Take the lines of the data below from the very first through the line containing "ax = fig.add_axes([87" and output them exactly, pictures excluded.

════

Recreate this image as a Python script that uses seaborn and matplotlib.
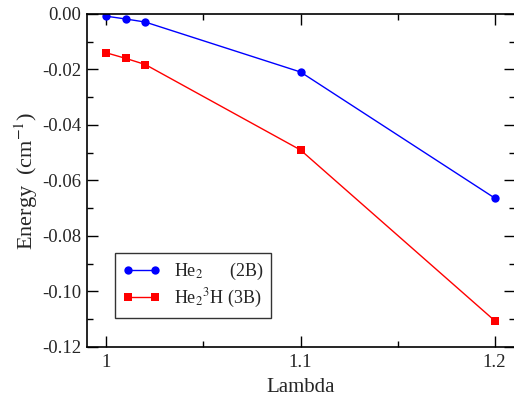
import matplotlib
matplotlib.use("Agg")
import matplotlib.pyplot as plt
import seaborn as sns
import pandas as pd
from matplotlib.ticker import MultipleLocator, FormatStrFormatter

lam = [1.0, 1.01, 1.02, 1.1, 1.2]
he2 = [-0.0008, -0.0018, -0.0029, -0.0209, -0.0663]
he2h = [-0.0140, -0.0160, -0.0182, -0.0490, -0.1105]
labels = ["He$_2$      (2B)", "He$_2$$^3$H (3B)"]

df = pd.DataFrame({
    "Lambda": lam + lam,
    "Energy": he2 + he2h,
    "series": [labels[0]] * len(lam) + [labels[1]] * len(lam),
})

sns.set_style("ticks")
plt.rcParams["font.family"] = ["Liberation Serif", "DejaVu Serif"]
plt.rcParams["mathtext.fontset"] = "stix"

fig = plt.figure(figsize=(5.14, 3.98), dpi=100)
ax = fig.add_axes([87 / 514, 51 / 398, 428 / 514, 333 / 398])

sns.lineplot(data=df, x="Lambda", y="Energy", hue="series", style="series",
             palette=["#0000ff", "#ff0000"], markers=["o", "s"], dashes=False,
             markersize=6, markeredgewidth=0, linewidth=1, ax=ax, legend=True)

ax.set_xlim(0.99, 1.2105)
ax.set_ylim(-0.12, 0.0)
ax.xaxis.set_major_locator(MultipleLocator(0.1))
ax.xaxis.set_minor_locator(MultipleLocator(0.05))
ax.yaxis.set_major_locator(MultipleLocator(0.02))
ax.yaxis.set_minor_locator(MultipleLocator(0.01))
ax.xaxis.set_major_formatter(FormatStrFormatter("%g"))
ax.yaxis.set_major_formatter(FormatStrFormatter("%.2f"))
ax.tick_params(which="both", direction="in", top=True, right=True, labelsize=13.5, width=1, color="black")
ax.tick_params(axis="y", which="major", length=8, pad=4)
ax.tick_params(axis="x", which="major", length=8, pad=5)
ax.tick_params(which="minor", length=4)
for s in ax.spines.values():
    s.set_linewidth(1.2)
    s.set_color("black")

ax.set_xlabel("Lambda", fontsize=15, labelpad=5)
ax.set_ylabel("Energy  (cm$^{-1}$)", fontsize=16, labelpad=2)

leg = ax.legend(loc="lower left", bbox_to_anchor=(0.065, 0.087), borderaxespad=0,
                fontsize=13, frameon=True, fancybox=False, edgecolor="black",
                numpoints=2, handlelength=2.1, handletextpad=0.7,
                borderpad=0.45, labelspacing=0.25)
leg.get_frame().set_linewidth(1)
for h in leg.legend_handles:
    h.set_markersize(6)

fig.savefig("out.png", dpi=100)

════

▸ **COMPLETE RESPONSE**:
Recreate this image as a Python script that uses seaborn and matplotlib.
import matplotlib
matplotlib.use("Agg")
import matplotlib.pyplot as plt
import seaborn as sns
import pandas as pd
from matplotlib.ticker import MultipleLocator, FormatStrFormatter

lam = [1.0, 1.01, 1.02, 1.1, 1.2]
he2 = [-0.0008, -0.0018, -0.0029, -0.0209, -0.0663]
he2h = [-0.0140, -0.0160, -0.0182, -0.0490, -0.1105]
labels = ["He$_2$      (2B)", "He$_2$$^3$H (3B)"]

df = pd.DataFrame({
    "Lambda": lam + lam,
    "Energy": he2 + he2h,
    "series": [labels[0]] * len(lam) + [labels[1]] * len(lam),
})

sns.set_style("ticks")
plt.rcParams["font.family"] = ["Liberation Serif", "DejaVu Serif"]
plt.rcParams["mathtext.fontset"] = "stix"

fig = plt.figure(figsize=(5.14, 3.98), dpi=100)
ax = fig.add_axes([87 / 514, 51 / 398, 428 / 514, 333 / 398])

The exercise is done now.